* BEGIN *

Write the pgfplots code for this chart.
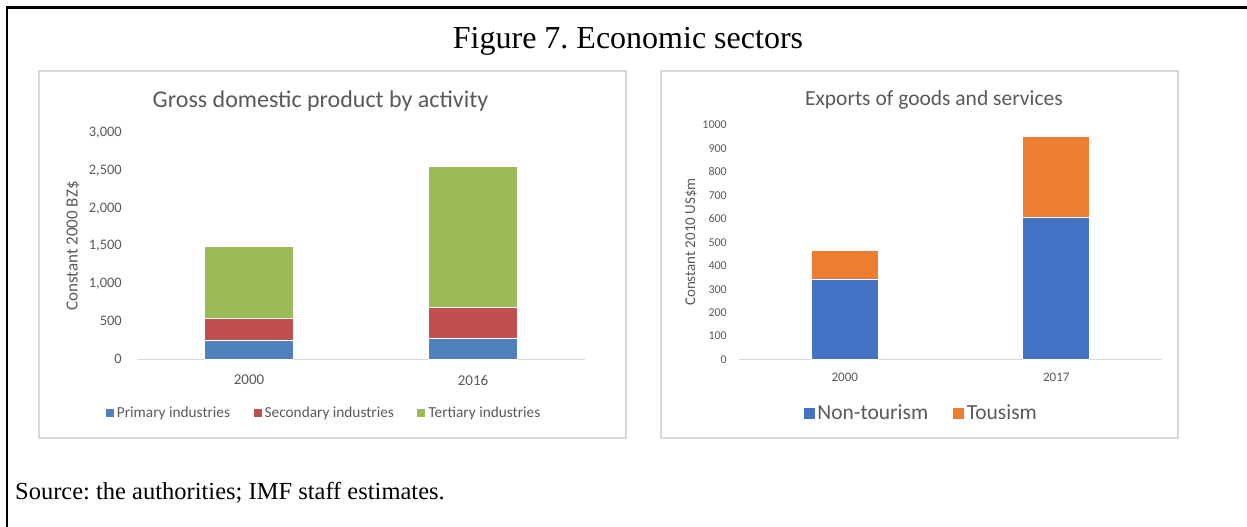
\documentclass[border=0pt]{standalone}
\usepackage{pgfplots}
\pgfplotsset{compat=1.18}
\usepackage{fontspec}
\setmainfont{Liberation Serif}
\newfontfamily\calfont{Carlito}
\definecolor{txtgray}{HTML}{595959}
\definecolor{axgray}{HTML}{D9D9D9}
\definecolor{boxgray}{HTML}{D9D9D9}
\definecolor{cprim}{HTML}{4F81BD}
\definecolor{csec}{HTML}{C0504D}
\definecolor{cter}{HTML}{9BBB59}
\definecolor{cnon}{HTML}{4472C4}
\definecolor{ctour}{HTML}{ED7D31}
\frenchspacing
\begin{document}
\begin{tikzpicture}[x=1pt,y=-1pt]
\path[use as bounding box] (0,0) rectangle (1247,527);
\draw[line width=2.6pt] (7,528) -- (7,7.3) -- (1248,7.3);
\node at (628,41) {\fontsize{32}{38}\selectfont Figure 7. Economic sectors};
\draw[boxgray, line width=1.2pt] (39,71) rectangle (626,438);
\draw[boxgray, line width=1.2pt] (661,71) rectangle (1178,438);
\node[anchor=west, inner sep=0pt] at (15,493) {\fontsize{24.5}{28}\selectfont Source: the authorities; IMF staff estimates.};
% titles and y labels
\node[text=txtgray] at (320.5,101) {\calfont\fontsize{24}{28}\selectfont Gross domestic product by activity};
\node[text=txtgray] at (934,100) {\calfont\fontsize{21.5}{26}\selectfont Exports of goods and services};
\node[text=txtgray, rotate=90] at (73,246) {\calfont\fontsize{17}{20}\selectfont Constant 2000 BZ\$};
\node[text=txtgray, rotate=90] at (691,242) {\calfont\fontsize{15}{18}\selectfont Constant 2010 US\$m};

\begin{axis}[
  at={(137pt,-359pt)}, anchor=south west,
  scale only axis, width=448pt, height=226pt,
  xmin=-0.5, xmax=1.5, ymin=0, ymax=3000,
  ybar stacked, bar width=89pt,
  axis lines=left, axis line style={-},
  y axis line style={draw=none},
  x axis line style={draw=axgray, line width=1pt},
  major tick length=0pt,
  xtick={0,1}, xticklabels={2000,2016},
  ytick={0,500,...,3000},
  /pgf/number format/assume math mode=true,
  /pgf/number format/1000 sep={,},
  yticklabel style={font=\calfont\fontsize{14.5}{16}\selectfont, text=txtgray, anchor=east, inner sep=0pt, xshift=-15pt},
  xticklabel style={font=\calfont\fontsize{15}{17}\selectfont, text=txtgray, anchor=center, inner sep=0pt, yshift=-21pt},
  legend style={at={(0.417,-0.239)}, anchor=center, draw=none, fill=none,
    font=\calfont\fontsize{15.3}{18}\selectfont, text=txtgray,
    legend columns=3, inner sep=0pt,
    nodes={inner sep=2.5pt},
    /tikz/every even column/.append style={column sep=20pt}},
  legend image code/.code={\fill[#1] (0pt,-4.5pt) rectangle (9pt,4.5pt);},
  every axis plot/.append style={draw=white, line width=0.6pt},
]
\addplot[fill=cprim] coordinates {(0,253) (1,274)};
\addplot[fill=csec] coordinates {(0,284) (1,416)};
\addplot[fill=cter] coordinates {(0,954) (1,1863)};
\legend{Primary industries, Secondary industries, Tertiary industries}
\end{axis}

\begin{axis}[
  at={(739pt,-359.5pt)}, anchor=south west,
  scale only axis, width=423pt, height=234.5pt,
  xmin=-0.5, xmax=1.5, ymin=0, ymax=1000,
  ybar stacked, bar width=67pt,
  axis lines=left, axis line style={-},
  y axis line style={draw=none},
  x axis line style={draw=axgray, line width=1pt},
  major tick length=0pt,
  xtick={0,1}, xticklabels={2000,2017},
  ytick={0,100,...,1000},
  /pgf/number format/assume math mode=true,
  /pgf/number format/1000 sep={},
  yticklabel style={font=\calfont\fontsize{12}{14}\selectfont, text=txtgray, anchor=east, inner sep=0pt, xshift=-12pt},
  xticklabel style={font=\calfont\fontsize{13}{15}\selectfont, text=txtgray, anchor=center, inner sep=0pt, yshift=-18pt},
  legend style={at={(0.43,-0.228)}, anchor=center, draw=none, fill=none,
    font=\calfont\fontsize{21.5}{25}\selectfont, text=txtgray,
    legend columns=2, inner sep=0pt,
    /tikz/every even column/.append style={column sep=22pt}},
  legend image code/.code={\fill[#1] (0pt,-6pt) rectangle (12pt,6pt);},
  every axis plot/.append style={draw=white, line width=0.6pt},
]
\addplot[fill=cnon] coordinates {(0,344) (1,606)};
\addplot[fill=ctour] coordinates {(0,120) (1,345)};
\legend{Non-tourism, Tousism}
\end{axis}
\end{tikzpicture}
\end{document}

* END *

Go from the first line of the listing to the line holding "rotate=90] at (691,242)" and, please, transcribe those lines exactly, both included, with no pictures.

Write the pgfplots code for this chart.
\documentclass[border=0pt]{standalone}
\usepackage{pgfplots}
\pgfplotsset{compat=1.18}
\usepackage{fontspec}
\setmainfont{Liberation Serif}
\newfontfamily\calfont{Carlito}
\definecolor{txtgray}{HTML}{595959}
\definecolor{axgray}{HTML}{D9D9D9}
\definecolor{boxgray}{HTML}{D9D9D9}
\definecolor{cprim}{HTML}{4F81BD}
\definecolor{csec}{HTML}{C0504D}
\definecolor{cter}{HTML}{9BBB59}
\definecolor{cnon}{HTML}{4472C4}
\definecolor{ctour}{HTML}{ED7D31}
\frenchspacing
\begin{document}
\begin{tikzpicture}[x=1pt,y=-1pt]
\path[use as bounding box] (0,0) rectangle (1247,527);
\draw[line width=2.6pt] (7,528) -- (7,7.3) -- (1248,7.3);
\node at (628,41) {\fontsize{32}{38}\selectfont Figure 7. Economic sectors};
\draw[boxgray, line width=1.2pt] (39,71) rectangle (626,438);
\draw[boxgray, line width=1.2pt] (661,71) rectangle (1178,438);
\node[anchor=west, inner sep=0pt] at (15,493) {\fontsize{24.5}{28}\selectfont Source: the authorities; IMF staff estimates.};
% titles and y labels
\node[text=txtgray] at (320.5,101) {\calfont\fontsize{24}{28}\selectfont Gross domestic product by activity};
\node[text=txtgray] at (934,100) {\calfont\fontsize{21.5}{26}\selectfont Exports of goods and services};
\node[text=txtgray, rotate=90] at (73,246) {\calfont\fontsize{17}{20}\selectfont Constant 2000 BZ\$};
\node[text=txtgray, rotate=90] at (691,242) {\calfont\fontsize{15}{18}\selectfont Constant 2010 US\$m};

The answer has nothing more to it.